Anyone can learn to write with an acceptable degree of clarity, as long as that person understands the value of clarity. A few other people can learn the tricks of construction, pacing, euphony, tonal consistency, economy of means, all of the methods that bring fire to clarity, that make a story worth reading to the final page. Again, these techniques can be recognized, studied, and learned, but only if a writer wants to learn. Many, it seems, have no desire to gain this competence.
Beyond competence lies the realm of personal resonance, and writers have no control over their choice of readers. Even the best writers and the most attentive, thoughtful readers can fail to connect, because they simply do not share the same emotional tonality, because their sensibilities are not quite aligned, because they have lived utterly different lives with different experiences.

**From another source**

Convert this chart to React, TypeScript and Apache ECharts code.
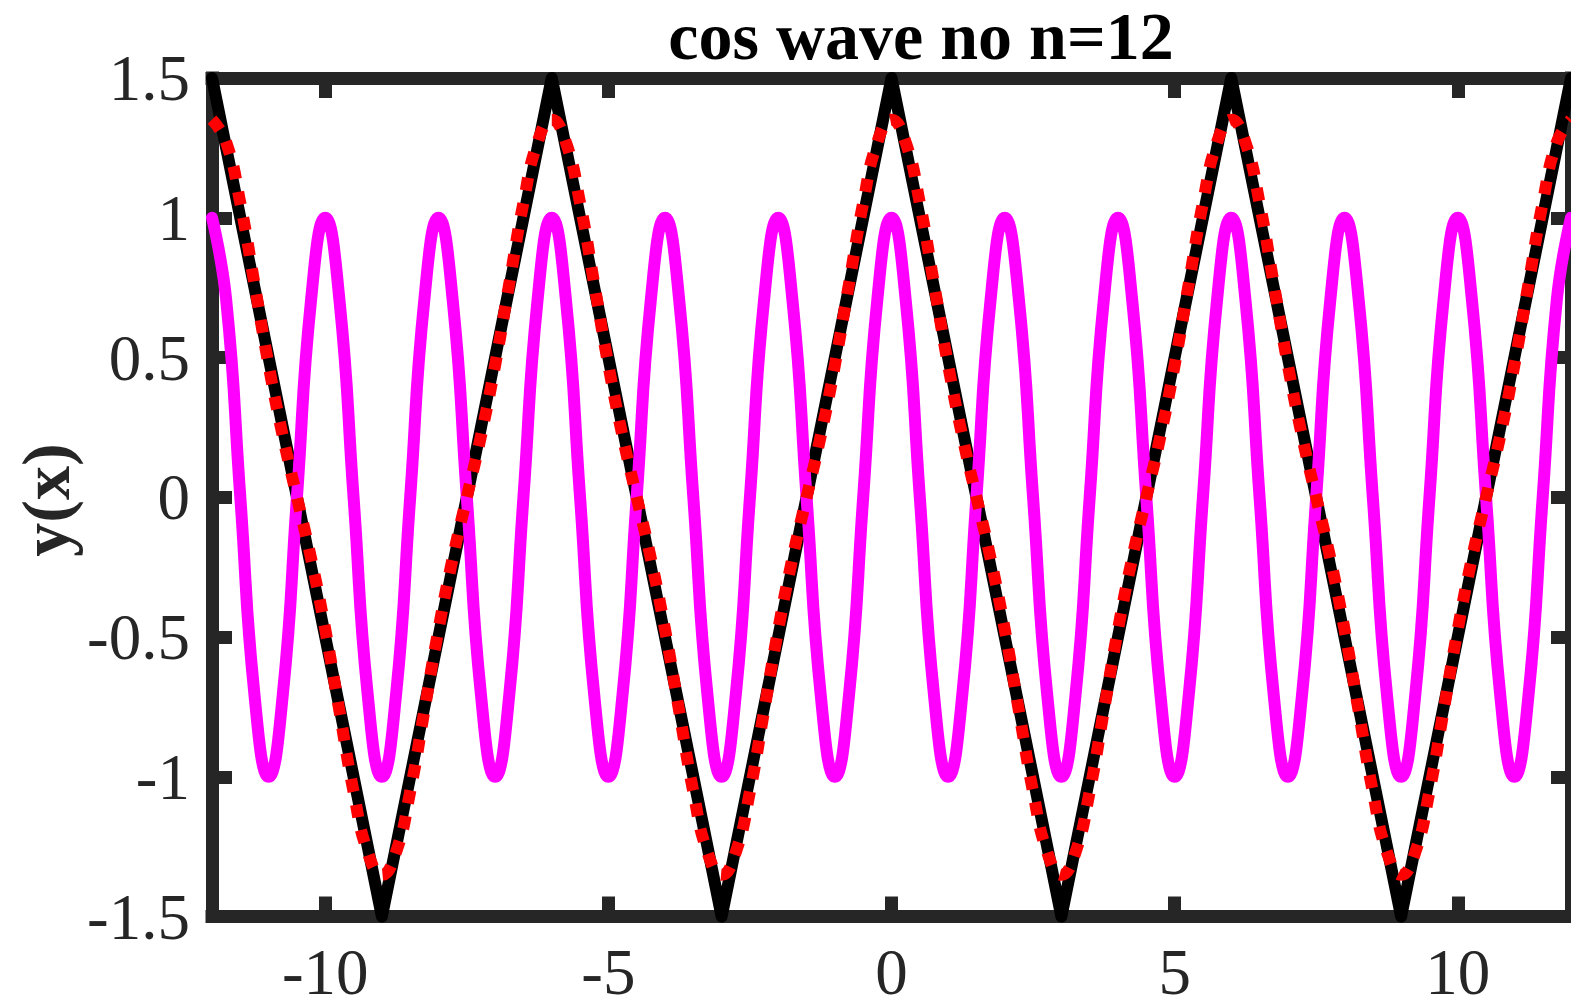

Given the troubled circumstances, what can competent writers do?
They can study themselves, know themselves. They can remain faithful to their memories, their moods, their tastes, obsessions, and outlooks. They can speak to themselves while writing as clearly and as engagingly as they can for strangers. They can pull up dreams and threads of their lives, while adding a narrative context that might help readers to see and think and feel in similar ways.
The odds are against them. Sometimes very good writers can fail to gain readers, and this might sour their efforts; it might even compel them to stop writing. But even as they strive and fail, writers can meet the challenge of being themselves. If there is any reward at all to writing, it might be this.